No. 11 of 30 -- Guidance Counselor series
I'm a firm believer in the sense we have these days that everyone is a person of value and worth. And that all the jobs people have, if it’s honest labor and accompanied with a certain amount of dignity, it’s good. I know that's an over-generalization and that anyone can think of exceptions — beyond the obvious exception, guidance counselors — but it’s not my place today to run the gamut of possibilities, just to express in general the way life works.
Are there good guidance counselors? I believe there must be. We look out on a dark night at the stars. And we have no real sense of how far away they are because the distances are impossible to fully embrace. I see a lot of videos these days on outer space and the distances from earth to even the next galaxy over (with there being millions of other galaxies) and it’d take you tens of thousands of years, were even possible, to get to the next galaxy. So, yes, in an existence where the seemingly impossible is possible, it's more than likely that good guidance counselors exist.
Sounds like heresy, I know, from someone who’s spent his post-high school life railing incessantly against them. But look back at the record and you will not find me categorically saying every guidance counselor is evil, worthless, etc. Because in my heart of hearts I am a definite optimist. I see the impossibility of space travel to distant galaxies and say, “It could be done were it possible.” See the optimism? The fact that it is impossible with current technology, and my current level of ignorance, off the charts, puts me among the skeptics. But never say never, unless you’re saying never say never.
One thing I know for sure, my guidance counselor wasn’t good to me. You tell me the chances of me as an old adult still dealing with the bad memories of a guidance counselor. I'm virtually a dead weed -- I envy crabgrass -- but I'm still going at it. And that dirt-bag still occupies a very dark place near my roots, my psyche, a place entirely off limits to everything and everyone except the bitterest foes from hell. And even with demons I expect a certain level of decency and accountability.

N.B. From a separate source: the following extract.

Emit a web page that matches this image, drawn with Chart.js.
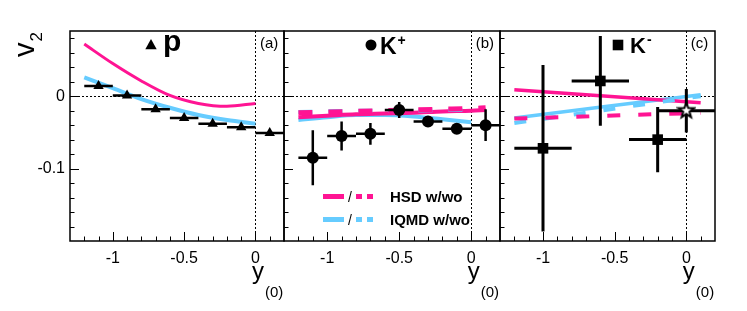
<!DOCTYPE html>
<html>
<head>
<meta charset="utf-8">
<script src="https://cdn.jsdelivr.net/npm/chart.js@4.4.1/dist/chart.umd.min.js"></script>
<style>
  body { margin: 0; background: #fff; }
  #wrap { position: relative; width: 747px; height: 311px; }
  #wrap canvas { position: absolute; left: 0; top: 0; }
</style>
</head>
<body>
<div id="wrap">
  <canvas id="pa" width="747" height="311"></canvas>
  <canvas id="pb" width="747" height="311"></canvas>
  <canvas id="pc" width="747" height="311"></canvas>
</div>
<script>
const FONT = "'Liberation Sans', Arial, Helvetica, sans-serif";
const PINK = 'rgb(255,20,147)';
const BLUE = 'rgb(102,204,255)';

// axis ticks
const xTickLabels = [-1, -0.5, 0];
const yTickLabels = [0, -0.1];

// (a) protons
const pX = [-1.1, -0.9, -0.7, -0.5, -0.3, -0.1, 0.1];
const pV2 = [0.014, 0.001, -0.018, -0.030, -0.038, -0.043, -0.051];
const pErrX = [0.1, 0.1, 0.1, 0.1, 0.1, 0.1, 0.1];
const pErrY = [0.002, 0.002, 0.002, 0.002, 0.002, 0.002, 0.002];
const pCurveX = [-1.2, -1.0, -0.8, -0.6, -0.4, -0.2, 0.0];
const pHsd = [0.072, 0.045, 0.021, 0.001, -0.010, -0.014, -0.010];
const pIqmd = [0.026, 0.011, -0.004, -0.016, -0.026, -0.033, -0.038];

// (b) K+
const kpX = [-1.1, -0.9, -0.7, -0.5, -0.3, -0.1, 0.1];
const kpV2 = [-0.085, -0.055, -0.052, -0.019, -0.035, -0.045, -0.040];
const kpErrX = [0.1, 0.1, 0.1, 0.1, 0.1, 0.1, 0.1];
const kpErrY = [0.038, 0.020, 0.015, 0.011, 0.007, 0.007, 0.022];
const kpHsdX = [-1.2, -1.0, -0.8, -0.6, -0.4, -0.2, 0.0, 0.1];
const kpHsdW = [-0.029, -0.027, -0.025, -0.024, -0.023, -0.021, -0.020, -0.019];
const kpHsdWo = [-0.023, -0.022, -0.021, -0.020, -0.019, -0.018, -0.017, -0.016];
const kpIqmdX = [-1.2, -1.0, -0.8, -0.6, -0.4, -0.2, 0.0];
const kpIqmdW = [-0.033, -0.029, -0.026, -0.026, -0.028, -0.032, -0.036];
const kpIqmdWo = [-0.022, -0.021, -0.020, -0.020, -0.020, -0.019, -0.019];

// (c) K-
const kmX = [-1.0, -0.6, -0.2];
const kmV2 = [-0.072, 0.021, -0.060];
const kmErrX = [0.2, 0.2, 0.2];
const kmErrY = [0.115, 0.062, 0.045];
const kmStarX = [0.0];
const kmStarV2 = [-0.020];
const kmStarErrX = [0.2];
const kmStarErrY = [0.030];
const kmCurveX = [-1.2, 0.1];
const kmHsdW = [0.009, -0.009];
const kmHsdWo = [-0.031, -0.023];
const kmIqmdW = [-0.030, 0.002];
const kmIqmdWo = [-0.037, 0.000];

// open star marker
const star = document.createElement('canvas');
star.width = 20; star.height = 20;
(function () {
  const c = star.getContext('2d');
  c.beginPath();
  for (let i = 0; i < 10; i++) {
    const r = i % 2 ? 3.3 : 8;
    const a = -Math.PI / 2 + i * Math.PI / 5;
    c.lineTo(10 + r * Math.cos(a), 10 + r * Math.sin(a));
  }
  c.closePath();
  c.fillStyle = '#fff'; c.fill();
  c.lineWidth = 2; c.strokeStyle = '#000'; c.stroke();
})();

function pts(xs, ys) { return xs.map((x, i) => ({ x: x, y: ys[i] })); }

function marker(ctx, style, x, y, s) {
  ctx.fillStyle = '#000';
  ctx.beginPath();
  if (style === 'triangle') {
    ctx.moveTo(x, y - s); ctx.lineTo(x + s * 0.95, y + s * 0.7); ctx.lineTo(x - s * 0.95, y + s * 0.7);
  } else if (style === 'circle') {
    ctx.arc(x, y, s, 0, Math.PI * 2);
  } else {
    ctx.rect(x - s, y - s, 2 * s, 2 * s);
  }
  ctx.fill();
}

function makePanel(id, p) {
  const datasets = [];
  p.markers.forEach(m => datasets.push({
    data: pts(m.x, m.y), errX: m.ex, errY: m.ey, isMarker: true, errW: m.errW,
    pointStyle: m.style, pointRadius: m.r, backgroundColor: '#000', borderColor: '#000',
    borderWidth: 0, showLine: false
  }));
  p.curves.forEach(c => datasets.push({
    data: pts(c.x, c.y), showLine: true, pointRadius: 0, borderColor: c.color,
    borderWidth: c.w, borderDash: c.dash || [], cubicInterpolationMode: 'monotone', fill: false
  }));

  return new Chart(document.getElementById(id), {
    type: 'scatter',
    data: { datasets: datasets },
    options: {
      responsive: false,
      animation: false,
      layout: { padding: { left: p.padL, right: p.padR, top: 31, bottom: 0 } },
      plugins: { legend: { display: false }, tooltip: { enabled: false } },
      scales: {
        x: {
          type: 'linear', min: -1.3, max: 0.2,
          grid: { display: false, drawTicks: false }, border: { display: false },
          ticks: { color: '#000', font: { family: FONT, size: 16 }, padding: 8, callback: v => String(v) },
          afterBuildTicks: ax => { ax.ticks = xTickLabels.map(v => ({ value: v })); },
          afterFit: ax => { ax.height = 70; }
        },
        y: {
          type: 'linear', min: -0.2, max: 0.09, display: p.showY,
          grid: { display: false, drawTicks: false }, border: { display: false },
          ticks: { color: '#000', font: { family: FONT, size: 16 }, padding: 5, callback: v => String(v) },
          afterBuildTicks: ax => { ax.ticks = yTickLabels.map(v => ({ value: v })); },
          afterFit: ax => { ax.width = p.showY ? 70 : 0; }
        }
      }
    },
    plugins: [{
      id: 'deco',
      beforeDatasetsDraw(chart) {
        const { ctx, chartArea: a, scales: { x, y } } = chart;
        ctx.save();
        ctx.strokeStyle = '#000'; ctx.lineWidth = 1; ctx.setLineDash([2, 2]);
        ctx.beginPath();
        const y0 = Math.round(y.getPixelForValue(0)) + 0.5;
        const x0 = Math.round(x.getPixelForValue(0)) + 0.5;
        ctx.moveTo(a.left, y0); ctx.lineTo(a.right, y0);
        ctx.moveTo(x0, a.top); ctx.lineTo(x0, a.bottom);
        ctx.stroke();
        ctx.restore();
      },
      beforeDatasetDraw(chart, args) {
        const ds = chart.data.datasets[args.index];
        if (!ds.isMarker) return;
        const { ctx, chartArea: a, scales: { x, y } } = chart;
        ctx.save();
        ctx.beginPath(); ctx.rect(a.left, a.top, a.right - a.left, a.bottom - a.top); ctx.clip();
        ctx.strokeStyle = '#000'; ctx.lineWidth = ds.errW;
        ctx.beginPath();
        ds.data.forEach((d, i) => {
          const py = y.getPixelForValue(d.y), px = x.getPixelForValue(d.x);
          ctx.moveTo(x.getPixelForValue(d.x - ds.errX[i]), py);
          ctx.lineTo(x.getPixelForValue(d.x + ds.errX[i]), py);
          ctx.moveTo(px, y.getPixelForValue(d.y + ds.errY[i]));
          ctx.lineTo(px, y.getPixelForValue(d.y - ds.errY[i]));
        });
        ctx.stroke();
        ctx.restore();
      },
      afterDraw(chart) {
        const { ctx, chartArea: a, scales: { x, y } } = chart;
        ctx.save();
        ctx.strokeStyle = '#000'; ctx.lineWidth = 1;
        ctx.beginPath();
        for (let i = -9; i <= 4; i++) {
          const py = Math.round(y.getPixelForValue(i * 0.02)) + 0.5;
          const len = i % 5 === 0 ? 9 : 4.5;
          ctx.moveTo(a.left, py); ctx.lineTo(a.left + len, py);
        }
        for (let i = -12; i <= 1; i++) {
          const px = Math.round(x.getPixelForValue(i / 10)) + 0.5;
          const len = i % 5 === 0 ? 9 : 4.5;
          ctx.moveTo(px, a.bottom); ctx.lineTo(px, a.bottom - len);
        }
        ctx.stroke();
        ctx.lineWidth = 1.5;
        ctx.strokeRect(a.left, a.top, a.right - a.left, a.bottom - a.top);

        // particle label
        ctx.fillStyle = '#000';
        marker(ctx, p.sym, a.left + p.symDx, 45, p.symS);
        ctx.font = 'bold ' + p.nameSize + 'px ' + FONT;
        ctx.textBaseline = 'alphabetic'; ctx.textAlign = 'left';
        ctx.fillText(p.name, a.left + p.nameDx, p.nameBase);
        if (p.sup) {
          const w = ctx.measureText(p.name).width;
          ctx.font = 'bold 14px ' + FONT;
          ctx.fillText(p.sup, a.left + p.nameDx + w + 1, p.nameBase - 9);
        }
        const x0 = x.getPixelForValue(0);
        ctx.font = '15px ' + FONT;
        ctx.fillText(p.tag, x0 + 4.5, 48);

        // axis title y(0)
        ctx.font = '24px ' + FONT;
        ctx.fillText('y', x0 - 3.5, 279);
        const wy = ctx.measureText('y').width;
        ctx.font = '15px ' + FONT;
        ctx.fillText('(0)', x0 - 3.5 + wy + 1, 297);

        if (p.showY) {
          ctx.save();
          ctx.translate(34, 57);
          ctx.rotate(-Math.PI / 2);
          ctx.font = '29px ' + FONT;
          ctx.fillText('v', 0, 0);
          const wv = ctx.measureText('v').width;
          ctx.font = '17px ' + FONT;
          ctx.fillText('2', wv + 1, 8);
          ctx.restore();
        }

        if (p.legend) {
          const rows = [['HSD w/wo', PINK, 196.5], ['IQMD w/wo', BLUE, 219.5]];
          rows.forEach(r => {
            ctx.strokeStyle = r[1]; ctx.lineWidth = 5;
            ctx.setLineDash([]);
            ctx.beginPath(); ctx.moveTo(a.left + 39, r[2]); ctx.lineTo(a.left + 60, r[2]); ctx.stroke();
            ctx.setLineDash([6, 5]);
            ctx.beginPath(); ctx.moveTo(a.left + 72, r[2]); ctx.lineTo(a.left + 91, r[2]); ctx.stroke();
            ctx.setLineDash([]);
            ctx.fillStyle = '#000';
            ctx.font = '14px ' + FONT;
            ctx.fillText('/', a.left + 64, r[2] + 5);
            ctx.font = 'bold 15px ' + FONT;
            ctx.fillText(r[0], a.left + 106, r[2] + 5.5);
          });
        }
        ctx.restore();
      }
    }]
  });
}

makePanel('pa', {
  padL: 0, padR: 747 - 284, showY: true,
  sym: 'triangle', symDx: 81, symS: 6, name: 'p', nameDx: 93, nameSize: 30, nameBase: 51, tag: '(a)',
  markers: [{ x: pX, y: pV2, ex: pErrX, ey: pErrY, style: 'triangle', r: 6, errW: 2.5 }],
  curves: [
    { x: pCurveX, y: pHsd, color: PINK, w: 3 },
    { x: pCurveX, y: pIqmd, color: BLUE, w: 4 }
  ]
});

makePanel('pb', {
  padL: 284, padR: 747 - 500, showY: false,
  sym: 'circle', symDx: 87, symS: 5.5, name: 'K', sup: '+', nameDx: 96, nameSize: 23, nameBase: 54, tag: '(b)',
  legend: true,
  markers: [{ x: kpX, y: kpV2, ex: kpErrX, ey: kpErrY, style: 'circle', r: 6, errW: 2.5 }],
  curves: [
    { x: kpHsdX, y: kpHsdWo, color: PINK, w: 5, dash: [14, 16] },
    { x: kpIqmdX, y: kpIqmdWo, color: BLUE, w: 4, dash: [14, 16] },
    { x: kpHsdX, y: kpHsdW, color: PINK, w: 4 },
    { x: kpIqmdX, y: kpIqmdW, color: BLUE, w: 4 }
  ]
});

makePanel('pc', {
  padL: 500, padR: 747 - 715, showY: false,
  sym: 'rect', symDx: 118, symS: 5.3, name: 'K', sup: '-', nameDx: 130, nameSize: 22, nameBase: 53, tag: '(c)',
  markers: [
    { x: kmX, y: kmV2, ex: kmErrX, ey: kmErrY, style: 'rect', r: 7.5, errW: 3 },
    { x: kmStarX, y: kmStarV2, ex: kmStarErrX, ey: kmStarErrY, style: star, r: 8, errW: 3 }
  ],
  curves: [
    { x: kmCurveX, y: kmHsdWo, color: PINK, w: 4, dash: [13, 18] },
    { x: kmCurveX, y: kmIqmdWo, color: BLUE, w: 4, dash: [12, 18] },
    { x: kmCurveX, y: kmHsdW, color: PINK, w: 3.5 },
    { x: kmCurveX, y: kmIqmdW, color: BLUE, w: 3.5 }
  ]
});
</script>
</body>
</html>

I would love to open the records and air my grievances on some grand stage, where of course I would be dealt with fairly and not just as a guy with sour grapes. But I’m afraid my case would never be dealt with fairly. Instead, they would likely to take the guidance counselor’s side every time, and even though they said they wouldn’t deal with me as a guy with sour grapes, that’s exactly how it’d work out. Or it'd be like this, smoothing the edges; the guidance counselor was misunderstood, his ways were inscrutable but always meant for good. Don't go there...
Next, they’d bring in the grandchildren of the guidance counselor who would say he was a quality person right up to his demise. And that his saintly last words were a survey of his righteousness and a plea that, “If there’s anyone I’ve ever wronged in my godly life — and there’s absolutely not — that I be absolved of all that now and forever — blogs to the contrary be damned.”